▸ Written problem
Print only the lines from the top of the data through the line with "const VENN_COUNTS = [221, 1818, 517];", both included, skipping every picture.

▸ Provided material

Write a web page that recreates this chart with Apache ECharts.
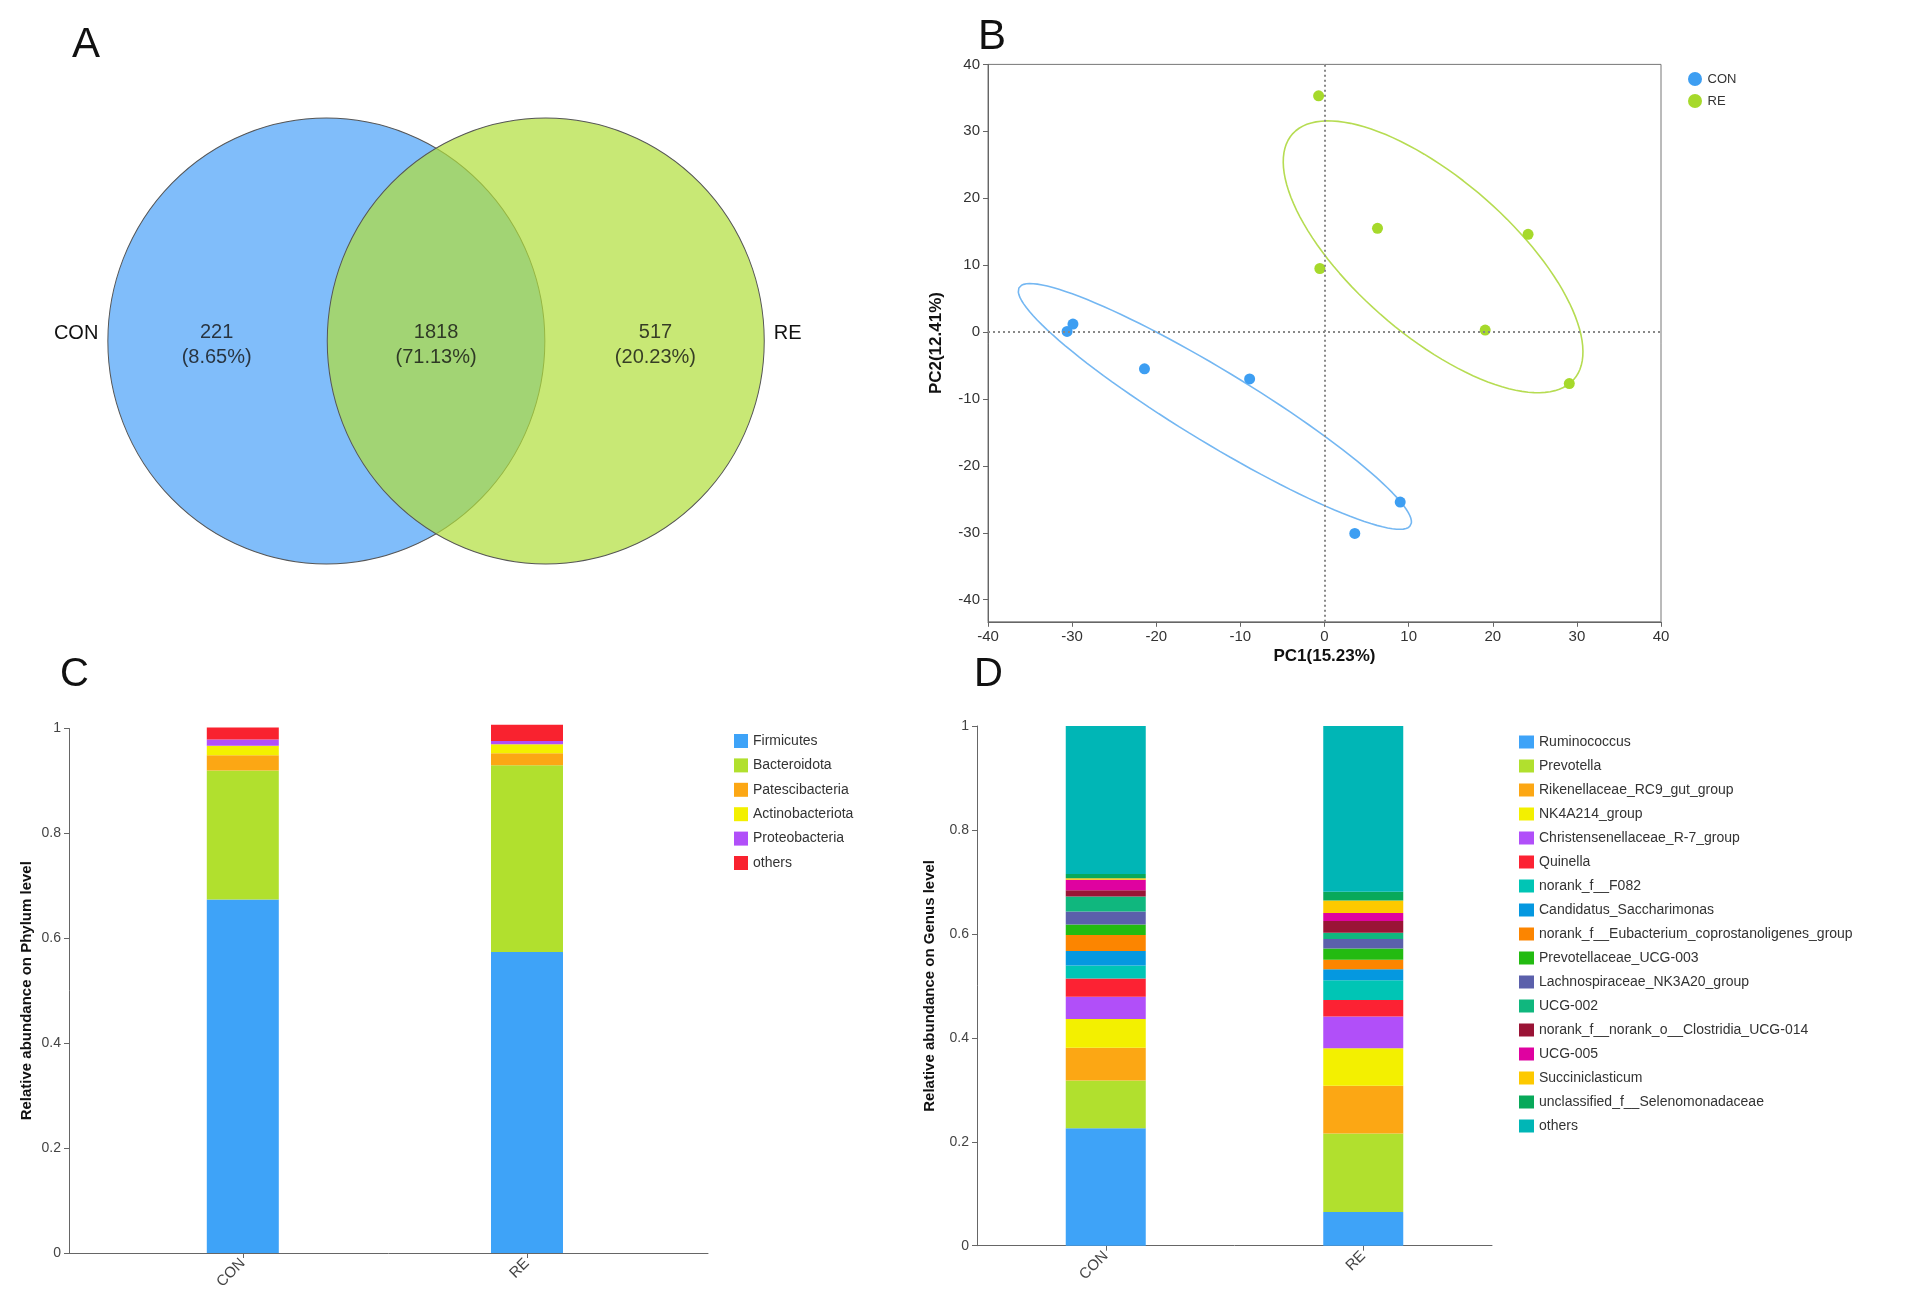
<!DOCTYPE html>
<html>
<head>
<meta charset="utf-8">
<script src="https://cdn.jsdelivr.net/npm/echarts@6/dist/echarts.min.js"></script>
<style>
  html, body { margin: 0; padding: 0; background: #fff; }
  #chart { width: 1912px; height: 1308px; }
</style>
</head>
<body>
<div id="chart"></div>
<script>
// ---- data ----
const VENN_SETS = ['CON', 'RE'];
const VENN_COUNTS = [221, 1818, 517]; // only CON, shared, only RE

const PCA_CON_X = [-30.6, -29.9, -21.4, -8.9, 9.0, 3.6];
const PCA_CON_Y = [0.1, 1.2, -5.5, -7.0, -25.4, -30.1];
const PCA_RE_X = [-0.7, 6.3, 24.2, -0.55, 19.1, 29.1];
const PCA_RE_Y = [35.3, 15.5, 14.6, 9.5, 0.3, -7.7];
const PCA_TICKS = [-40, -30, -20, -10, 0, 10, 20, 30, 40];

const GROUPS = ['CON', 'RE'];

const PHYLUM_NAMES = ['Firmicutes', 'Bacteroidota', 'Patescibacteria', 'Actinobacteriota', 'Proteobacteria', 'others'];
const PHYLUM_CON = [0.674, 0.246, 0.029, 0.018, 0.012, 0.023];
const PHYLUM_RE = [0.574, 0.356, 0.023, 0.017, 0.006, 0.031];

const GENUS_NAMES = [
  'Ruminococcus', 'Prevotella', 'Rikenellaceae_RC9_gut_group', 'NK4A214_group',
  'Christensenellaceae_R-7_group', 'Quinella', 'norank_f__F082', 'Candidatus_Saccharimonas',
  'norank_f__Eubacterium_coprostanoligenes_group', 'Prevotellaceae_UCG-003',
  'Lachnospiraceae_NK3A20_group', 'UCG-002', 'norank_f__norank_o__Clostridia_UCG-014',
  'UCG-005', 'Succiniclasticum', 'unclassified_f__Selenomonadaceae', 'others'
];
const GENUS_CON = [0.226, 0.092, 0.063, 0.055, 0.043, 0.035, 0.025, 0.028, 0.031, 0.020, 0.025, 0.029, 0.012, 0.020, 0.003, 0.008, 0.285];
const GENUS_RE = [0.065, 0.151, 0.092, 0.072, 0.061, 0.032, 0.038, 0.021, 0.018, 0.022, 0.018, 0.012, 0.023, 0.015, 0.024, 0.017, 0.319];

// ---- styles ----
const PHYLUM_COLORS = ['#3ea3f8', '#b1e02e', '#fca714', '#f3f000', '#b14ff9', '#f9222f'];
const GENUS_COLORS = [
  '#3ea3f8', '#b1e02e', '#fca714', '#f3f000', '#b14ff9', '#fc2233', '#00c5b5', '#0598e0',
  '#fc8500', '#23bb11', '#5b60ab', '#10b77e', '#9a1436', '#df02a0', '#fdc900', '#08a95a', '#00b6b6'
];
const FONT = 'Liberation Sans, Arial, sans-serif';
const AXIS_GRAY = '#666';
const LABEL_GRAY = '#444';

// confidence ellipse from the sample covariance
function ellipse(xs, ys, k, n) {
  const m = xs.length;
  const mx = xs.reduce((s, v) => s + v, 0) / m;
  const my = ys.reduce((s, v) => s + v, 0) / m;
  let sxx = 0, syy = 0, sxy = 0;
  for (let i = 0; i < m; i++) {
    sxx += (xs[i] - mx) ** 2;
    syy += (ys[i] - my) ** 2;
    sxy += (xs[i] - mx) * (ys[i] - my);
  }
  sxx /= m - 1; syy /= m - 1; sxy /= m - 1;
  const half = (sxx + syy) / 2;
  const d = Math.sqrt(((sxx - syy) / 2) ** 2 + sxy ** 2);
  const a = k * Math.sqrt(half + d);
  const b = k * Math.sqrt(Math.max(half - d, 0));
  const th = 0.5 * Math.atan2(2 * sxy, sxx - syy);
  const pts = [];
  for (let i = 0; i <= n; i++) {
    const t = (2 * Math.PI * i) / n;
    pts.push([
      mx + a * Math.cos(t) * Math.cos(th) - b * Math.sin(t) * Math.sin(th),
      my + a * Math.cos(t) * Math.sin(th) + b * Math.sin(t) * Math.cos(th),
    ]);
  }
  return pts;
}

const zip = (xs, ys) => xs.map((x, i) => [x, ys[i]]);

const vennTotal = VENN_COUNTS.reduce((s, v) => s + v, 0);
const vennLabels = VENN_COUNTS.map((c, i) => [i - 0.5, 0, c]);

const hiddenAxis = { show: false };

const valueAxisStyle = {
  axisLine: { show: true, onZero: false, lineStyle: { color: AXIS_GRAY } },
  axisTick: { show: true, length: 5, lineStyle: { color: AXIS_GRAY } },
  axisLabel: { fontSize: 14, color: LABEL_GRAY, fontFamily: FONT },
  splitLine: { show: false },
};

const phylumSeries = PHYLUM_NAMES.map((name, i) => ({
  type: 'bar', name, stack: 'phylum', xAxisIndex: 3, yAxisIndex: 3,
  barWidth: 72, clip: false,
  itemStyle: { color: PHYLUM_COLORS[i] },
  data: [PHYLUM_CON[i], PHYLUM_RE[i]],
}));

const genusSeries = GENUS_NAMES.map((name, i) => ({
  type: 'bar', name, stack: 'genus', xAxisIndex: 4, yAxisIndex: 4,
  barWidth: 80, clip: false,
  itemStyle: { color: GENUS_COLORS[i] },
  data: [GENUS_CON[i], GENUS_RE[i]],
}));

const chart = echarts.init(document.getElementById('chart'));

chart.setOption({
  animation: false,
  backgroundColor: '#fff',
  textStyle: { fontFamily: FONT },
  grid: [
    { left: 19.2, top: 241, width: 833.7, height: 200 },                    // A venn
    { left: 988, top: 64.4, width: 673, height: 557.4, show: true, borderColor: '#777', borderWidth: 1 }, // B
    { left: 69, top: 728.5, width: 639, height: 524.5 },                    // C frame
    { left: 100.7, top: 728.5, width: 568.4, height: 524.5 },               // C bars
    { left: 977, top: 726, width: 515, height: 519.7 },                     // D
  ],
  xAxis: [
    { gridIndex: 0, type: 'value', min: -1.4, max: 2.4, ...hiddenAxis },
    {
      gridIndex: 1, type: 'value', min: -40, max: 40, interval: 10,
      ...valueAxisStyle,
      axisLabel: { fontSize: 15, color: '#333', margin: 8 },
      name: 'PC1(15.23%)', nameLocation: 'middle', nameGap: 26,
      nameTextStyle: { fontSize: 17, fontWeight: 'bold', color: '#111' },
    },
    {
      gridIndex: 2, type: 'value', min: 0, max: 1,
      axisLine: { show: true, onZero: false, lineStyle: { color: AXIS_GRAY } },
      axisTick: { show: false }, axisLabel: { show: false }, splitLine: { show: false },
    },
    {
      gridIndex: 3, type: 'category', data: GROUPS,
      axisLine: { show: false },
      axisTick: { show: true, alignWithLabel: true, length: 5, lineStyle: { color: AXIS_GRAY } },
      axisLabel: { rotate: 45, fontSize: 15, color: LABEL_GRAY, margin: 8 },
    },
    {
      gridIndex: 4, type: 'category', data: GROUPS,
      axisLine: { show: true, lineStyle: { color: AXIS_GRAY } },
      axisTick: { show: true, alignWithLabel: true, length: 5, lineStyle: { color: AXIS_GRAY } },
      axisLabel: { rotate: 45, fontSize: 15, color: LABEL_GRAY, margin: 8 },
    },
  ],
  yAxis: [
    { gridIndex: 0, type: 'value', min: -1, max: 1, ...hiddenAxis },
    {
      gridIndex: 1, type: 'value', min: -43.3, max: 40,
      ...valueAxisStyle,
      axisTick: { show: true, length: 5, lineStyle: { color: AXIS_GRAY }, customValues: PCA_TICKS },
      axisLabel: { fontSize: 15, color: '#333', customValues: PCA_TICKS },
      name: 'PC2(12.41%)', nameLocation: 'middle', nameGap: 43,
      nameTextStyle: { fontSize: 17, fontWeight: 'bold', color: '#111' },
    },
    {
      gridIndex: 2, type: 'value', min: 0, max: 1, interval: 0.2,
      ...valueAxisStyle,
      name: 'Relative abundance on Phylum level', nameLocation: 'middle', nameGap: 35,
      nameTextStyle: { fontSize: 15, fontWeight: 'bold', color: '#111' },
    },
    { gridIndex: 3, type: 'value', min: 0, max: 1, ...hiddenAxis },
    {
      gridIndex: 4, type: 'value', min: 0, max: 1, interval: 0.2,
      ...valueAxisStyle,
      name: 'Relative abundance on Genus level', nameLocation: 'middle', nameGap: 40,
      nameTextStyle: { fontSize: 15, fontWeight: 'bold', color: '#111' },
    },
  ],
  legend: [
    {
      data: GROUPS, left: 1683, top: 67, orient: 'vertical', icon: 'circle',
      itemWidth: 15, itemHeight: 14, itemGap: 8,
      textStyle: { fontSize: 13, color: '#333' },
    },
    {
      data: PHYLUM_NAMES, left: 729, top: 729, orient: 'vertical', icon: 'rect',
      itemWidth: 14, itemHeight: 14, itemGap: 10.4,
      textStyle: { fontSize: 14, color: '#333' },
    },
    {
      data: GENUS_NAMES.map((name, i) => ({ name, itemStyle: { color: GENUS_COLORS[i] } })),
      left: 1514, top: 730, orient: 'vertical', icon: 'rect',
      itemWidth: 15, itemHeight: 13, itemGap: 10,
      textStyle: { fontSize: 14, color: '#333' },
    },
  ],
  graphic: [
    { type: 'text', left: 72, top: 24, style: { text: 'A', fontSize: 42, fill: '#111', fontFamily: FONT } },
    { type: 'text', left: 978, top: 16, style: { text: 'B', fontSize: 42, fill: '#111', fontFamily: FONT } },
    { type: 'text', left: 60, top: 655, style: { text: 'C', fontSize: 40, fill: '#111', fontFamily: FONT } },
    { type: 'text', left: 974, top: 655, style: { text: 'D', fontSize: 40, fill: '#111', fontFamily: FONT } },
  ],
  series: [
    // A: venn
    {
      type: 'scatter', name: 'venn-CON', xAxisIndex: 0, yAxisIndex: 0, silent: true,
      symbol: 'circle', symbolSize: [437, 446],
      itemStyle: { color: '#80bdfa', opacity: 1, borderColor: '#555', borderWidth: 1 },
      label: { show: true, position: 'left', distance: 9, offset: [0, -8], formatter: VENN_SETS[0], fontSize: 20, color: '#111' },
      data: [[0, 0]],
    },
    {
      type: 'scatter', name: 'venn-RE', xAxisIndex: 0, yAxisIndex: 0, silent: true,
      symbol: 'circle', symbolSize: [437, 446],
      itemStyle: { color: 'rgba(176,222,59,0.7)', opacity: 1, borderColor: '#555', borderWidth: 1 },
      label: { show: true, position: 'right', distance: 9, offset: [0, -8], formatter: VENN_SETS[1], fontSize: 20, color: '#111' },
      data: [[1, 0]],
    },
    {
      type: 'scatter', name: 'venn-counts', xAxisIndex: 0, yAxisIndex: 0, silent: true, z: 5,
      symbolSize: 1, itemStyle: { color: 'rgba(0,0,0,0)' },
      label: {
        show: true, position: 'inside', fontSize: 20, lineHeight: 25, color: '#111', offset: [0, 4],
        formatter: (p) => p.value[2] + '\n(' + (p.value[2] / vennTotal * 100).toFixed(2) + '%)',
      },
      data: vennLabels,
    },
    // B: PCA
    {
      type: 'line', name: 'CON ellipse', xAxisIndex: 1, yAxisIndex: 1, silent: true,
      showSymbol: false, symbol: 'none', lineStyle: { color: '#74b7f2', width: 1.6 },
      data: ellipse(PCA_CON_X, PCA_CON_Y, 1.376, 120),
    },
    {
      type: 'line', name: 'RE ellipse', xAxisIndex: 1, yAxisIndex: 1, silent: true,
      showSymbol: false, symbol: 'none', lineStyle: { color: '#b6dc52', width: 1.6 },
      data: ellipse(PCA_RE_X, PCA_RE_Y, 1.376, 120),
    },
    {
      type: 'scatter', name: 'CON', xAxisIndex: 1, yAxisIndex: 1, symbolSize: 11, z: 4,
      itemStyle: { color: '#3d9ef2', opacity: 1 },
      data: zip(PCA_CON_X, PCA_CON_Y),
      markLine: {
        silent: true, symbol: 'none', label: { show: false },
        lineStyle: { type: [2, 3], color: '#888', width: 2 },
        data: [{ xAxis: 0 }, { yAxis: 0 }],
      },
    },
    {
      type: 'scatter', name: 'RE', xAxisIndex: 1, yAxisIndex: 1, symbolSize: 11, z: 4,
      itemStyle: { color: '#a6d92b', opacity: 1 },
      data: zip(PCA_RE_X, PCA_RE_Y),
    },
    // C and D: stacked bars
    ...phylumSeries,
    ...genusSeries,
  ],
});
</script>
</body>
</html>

▸ Result of the task
Write a web page that recreates this chart with Apache ECharts.
<!DOCTYPE html>
<html>
<head>
<meta charset="utf-8">
<script src="https://cdn.jsdelivr.net/npm/echarts@6/dist/echarts.min.js"></script>
<style>
  html, body { margin: 0; padding: 0; background: #fff; }
  #chart { width: 1912px; height: 1308px; }
</style>
</head>
<body>
<div id="chart"></div>
<script>
// ---- data ----
const VENN_SETS = ['CON', 'RE'];
const VENN_COUNTS = [221, 1818, 517]; // only CON, shared, only RE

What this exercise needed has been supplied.